Time Schedule:
Michael D Willett
ENGL 244
Seattle Campus
Critical interpretation and meaning in plays, representing a variety of types and periods.
Class description
During the quarter, we will learn to feel the forms of genre: how the mechanics of play-making inform or disinvite performance; we will learn the craft of literary exegesis as practiced on slippery productions that involve a whole host of human concern: what is a play to the sound designer?, and how do we talk about that? We will also gain familiarity with the various periods and places from which our texts spring: for Sophocles, a play is a different sort of instrument than it is for August Wilson; but not so different as to be unrecognizable in ambition. Finally, we'll practice registering our responses in written form to drama wherever it plays out, in both live/"real" and impossible theaters.
Student learning goals
General method of instruction
In this course, we will seek to expand our notions of what constitutes a play, what constitutes "play," and how we can tell the difference through reading a range of playwrights across 2000 years of theatrical history and several languages and continents. What's more, we'll begin to stage our own responses (performances of a kind as well) to these texts in light of the critical traditions that inform them, and to inhabit the various attendant roles, reading from actoral, directorial, and literary-poetic positions.

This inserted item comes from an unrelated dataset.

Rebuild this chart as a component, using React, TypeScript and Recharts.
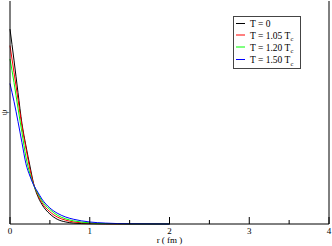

Expect to attend performances, to stage scenes, to hear and to give research presentations, and to engage your fellows both inside and outside class in a continual dialogue: interpersonal, academic, theoretical, real.
Recommended preparation
See all the plays you can between now and then. This is a good city; they abound. Especially recommended are productions by New Century Theater, Book-it Reperatory Theatre, Washington Ensemble Theater, The Balagan, and anything you find on campus.